The other merits of implementing network-as-a-service include:
- Faster adoption of new-age technologies: With NaaS, enterprises need not worry about the intricacies of the technology and its implementation, as the cloud service provider manages the process end-to-end. As a result, local IT can focus more on defining the SLAs, QoS, and performance-tuning customisations for the organization working along with the cloud service providers.
- Overall network lifecycle management: NaaS facilitates instant ramp-up or ramp-down of the network utilisation or capacity across multiple vendors’ network equipment components. The seamless integration of these components helps IT organizations to manage end-to-end provisioning, management and dashboarding of performance parameters.
- Enabling the sustainability paradigm: With cloud providers aiming to reduce their carbon footprint through use of renewable energy or use of AI/ML-based models to optimize power consumption, these can be extended to enterprises and networking service providers as they transition to a NaaS model.
‘Make or Buy’ – Points to ponder for business
Industry research shows that over the past two years, NaaS is growing at a CAGR of more than 20 percent, with some reports predicting its growth to 35-40 percent by 2027. Many network equipment vendors, including Cisco, Dell, and HP, are providing NaaS solutions, and the trend is picking up. They are servicing enterprise customers with their router/datacentre cloud solutions, and offering as-a-service portfolio across networking segments such as hybrid cloud, SASE, wireless, data storage services, or campus switching.
Typically, OEMs partner with specific cloud service providers to offer network solutions to industry end customers. And now, traditional OEMs and service providers are entering the scene – AWS has positioned services such as AWS Cloud WAN and AWS Wavelength (5G service); Azure has introduced virtual WAN; and GCP has Network Connectivity Centre as part of its offering. As enterprise customers, IT can choose to opt one or more solutions per the needs of their organizations.

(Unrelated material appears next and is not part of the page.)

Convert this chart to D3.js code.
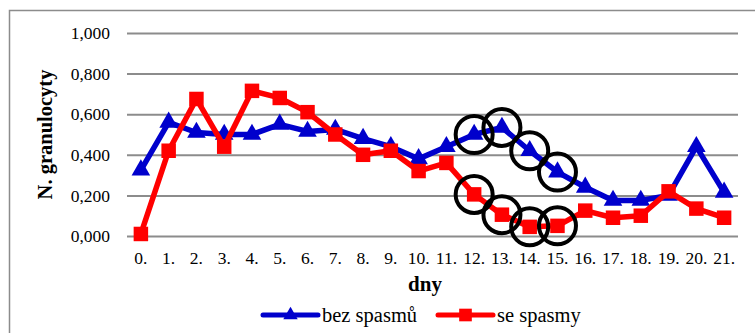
<!DOCTYPE html>
<html>
<head>
<meta charset="utf-8">
<script src="https://cdn.jsdelivr.net/npm/d3@7"></script>
<style>
  html, body { margin: 0; padding: 0; background: #fff; }
  svg { display: block; }
</style>
</head>
<body>
<svg id="chart" width="755" height="333"></svg>
<script>
// Days of observation
const days = ["0.", "1.", "2.", "3.", "4.", "5.", "6.", "7.", "8.", "9.", "10.",
              "11.", "12.", "13.", "14.", "15.", "16.", "17.", "18.", "19.", "20.", "21."];
// Neutrophil granulocytes, patients without spasms
const bezSpasmu = [0.325, 0.56, 0.51, 0.50, 0.50, 0.55, 0.515, 0.525, 0.48, 0.44, 0.38,
                   0.44, 0.50, 0.535, 0.42, 0.315, 0.24, 0.175, 0.175, 0.20, 0.44, 0.215];
// Neutrophil granulocytes, patients with spasms
const seSpasmy = [0.01, 0.42, 0.675, 0.44, 0.715, 0.68, 0.61, 0.50, 0.40, 0.42, 0.32,
                  0.36, 0.205, 0.105, 0.045, 0.05, 0.125, 0.09, 0.10, 0.22, 0.135, 0.09];
// Highlighted days (circled on both series)
const highlighted = ["12.", "13.", "14.", "15."];
const yTicks = [0, 0.2, 0.4, 0.6, 0.8, 1.0];
const seriesNames = ["bez spasmů", "se spasmy"];
const seriesColors = ["#0000cc", "#ff0000"];

const FONT = "'Liberation Serif', 'Times New Roman', serif";
const svg = d3.select("#chart");

// outer chart frame
svg.append("rect")
  .attr("x", 9.5).attr("y", 10.5)
  .attr("width", 760).attr("height", 340)
  .attr("fill", "none").attr("stroke", "#8c8c8c").attr("stroke-width", 1.5);

const plot = { left: 127, right: 738, top: 33, bottom: 236 };

const x = d3.scaleBand().domain(days).range([plot.left, plot.right]);
const y = d3.scaleLinear().domain([0, 1]).range([plot.bottom, plot.top]);

const fmt = v => d3.format(".3f")(v).replace(".", ",");

// horizontal gridlines + y labels
const yAxis = d3.axisLeft(y).tickValues(yTicks).tickFormat(fmt)
  .tickSize(-(plot.right - plot.left)).tickPadding(17);
const gy = svg.append("g").attr("transform", `translate(${plot.left},0)`).call(yAxis);
gy.select(".domain").remove();
gy.selectAll(".tick line").attr("stroke", "#8c8c8c").attr("stroke-width", 2);
gy.selectAll(".tick text").attr("font-size", 17.5)
  .style("font-family", FONT).attr("fill", "#000");

// x labels
const xAxis = d3.axisBottom(x).tickSize(0).tickPadding(16);
const gx = svg.append("g").attr("transform", `translate(0,${plot.bottom})`).call(xAxis);
gx.select(".domain").remove();
gx.selectAll(".tick text").attr("font-size", 17.5)
  .style("font-family", FONT).attr("fill", "#000");

// axis titles
svg.append("text")
  .attr("x", 425).attr("y", 291)
  .attr("text-anchor", "middle").attr("font-size", 21).attr("font-weight", "bold")
  .style("font-family", FONT)
  .text("dny");
svg.append("text")
  .attr("transform", `translate(52,${(plot.top + plot.bottom) / 2}) rotate(-90)`)
  .attr("text-anchor", "middle").attr("font-size", 20.5).attr("font-weight", "bold")
  .style("font-family", FONT)
  .text("N. granulocyty");

const cx = d => x(d) + x.bandwidth() / 2;
const line = d3.line().x((v, i) => cx(days[i])).y(v => y(v));

const triangle = d3.symbol().type(d3.symbolTriangle).size(150);
const square = d3.symbol().type(d3.symbolSquare).size(210);

function drawSeries(values, color, sym) {
  svg.append("path").datum(values)
    .attr("d", line).attr("fill", "none")
    .attr("stroke", color).attr("stroke-width", 5.5).attr("stroke-linejoin", "round");
  svg.append("g").selectAll("path").data(values).join("path")
    .attr("d", sym)
    .attr("transform", (v, i) => `translate(${cx(days[i])},${y(v)})`)
    .attr("fill", color);
}
drawSeries(bezSpasmu, seriesColors[0], triangle);
drawSeries(seSpasmy, seriesColors[1], square);

// highlight circles
[bezSpasmu, seSpasmy].forEach(values => {
  svg.append("g").selectAll("circle").data(highlighted).join("circle")
    .attr("cx", d => cx(d))
    .attr("cy", d => y(values[days.indexOf(d)]))
    .attr("r", 18.5)
    .attr("fill", "none").attr("stroke", "#000").attr("stroke-width", 4);
});

// legend (smaller markers than in the plot)
const legendItems = [
  { name: seriesNames[0], color: seriesColors[0], sym: d3.symbol().type(d3.symbolTriangle).size(90), x0: 263 },
  { name: seriesNames[1], color: seriesColors[1], sym: d3.symbol().type(d3.symbolSquare).size(160), x0: 438 }
];
const lg = svg.append("g").attr("transform", "translate(0,315)");
legendItems.forEach(it => {
  lg.append("line").attr("x1", it.x0).attr("x2", it.x0 + 55).attr("y1", 0).attr("y2", 0)
    .attr("stroke", it.color).attr("stroke-width", 5).attr("stroke-linecap", "round");
  lg.append("path").attr("d", it.sym).attr("transform", `translate(${it.x0 + 27.5},0)`)
    .attr("fill", it.color);
  lg.append("text").attr("x", it.x0 + 59).attr("y", 6.5).attr("font-size", 20.5)
    .style("font-family", FONT).text(it.name);
});
</script>
</body>
</html>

In deciding whether to invest in NaaS, and selecting a partner for the same, COOs and enterprises should identify and evaluate their specific requirements, as below:
- Minimum networking needs – ‘must-have’ functionality versus ‘nice-to-have’
- Extended but important needs – such as security, performance, data analytics
- Ease of future adaptation and elasticity requirement, especially new services and scaling
- Clear ‘Make or Buy’ business analysis – based on core priorities and competency versus adapting local IT team for innovation and business value, capex versus opex approach, etc.
NaaS – ‘As-a-service’ model of the future
The proliferation of NaaS could be a ‘win-win’ for all. Partnership among cloud vendors, network service providers and equipment manufacturers will be pivotal in the development of NaaS. And network service operators and equipment providers can lean on the cloud vendors’ experience of facilitating multi-tenant services and elastic infrastructure of NaaS to provide end-to-end solutions globally.
On the other hand, cloud vendors will get to leverage years of networking domain expertise from OEMs to extend their reach to users and devices connected through various means (such as 4G, 5G, coax cables, fibre and satellite). In light of these prospects, in the near future, enterprises would get to pick and choose the platter of services for their organization’s networking needs.
The key to that is to know how they go about choosing the right cloud model!